R. Narsubai ( (1987) 1 SCC 573 )held that either denial of title or claim of permanent tenancy, without bona fides, will itself be enough to attract the said provision and that the order of eviction made on that ground has therefore to be sustained. As the petitioners miserably failed to satisfy the learned Rent Controller that their disputing the respondent’s title is bona fide, it leads to two inevitable consequences, namely, (i) that the case falls outside the category of one, where the dispute over title is involved as envisaged under Section 10(1) of the Act and (ii) that the case squarely falls under Section 10(2)(vi) of the Act, which ordains that the Rent Controller shall make an order directing the tenant’s eviction, if denial of title of the landlord is not bona fide.
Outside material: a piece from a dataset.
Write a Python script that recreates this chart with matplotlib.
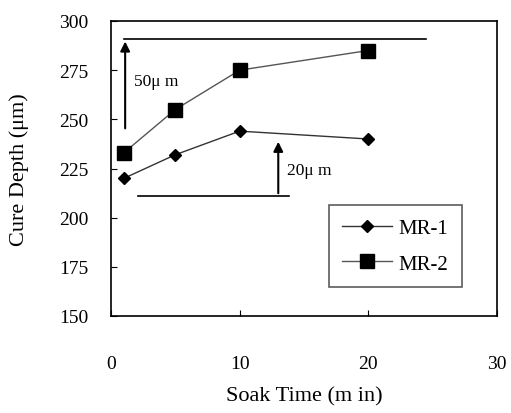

In the light of the material available on record, the learned Rent Controller has rightly held that denial of title of the respondent by the petitioners was not bona fide and that there was jural relationship between the petitioners and the respondent. 15. As the findings on these two aspects were enough to justify the eviction order, the other two grounds, i.e., willful default in payment of rents and bonafide requirement of the landlord, are rendered inconsequential. At any rate, once the petitioners fail to establish that there is no jural relationship between them and the respondent, in the face of the admitted position that they have not paid any rents to the respondent from 1-3-2004, it necessarily follows that the petitioners have committed willful default in payment of rents. 16. The learned counsel for the petitioners has not contested the finding of the Courts below on the aspect of bona fide requirement of the petition schedule property by the respondent and therefore it is not necessary for this Court to deal with the said aspect. 17. For the above mentioned reasons, I do not find any ground to interfere with the orders of the Courts below. The Civil Revision Petition is accordingly dismissed. 18. As a sequel, C.R.P.M.P.No.377/2012 is disposed of as infructuous.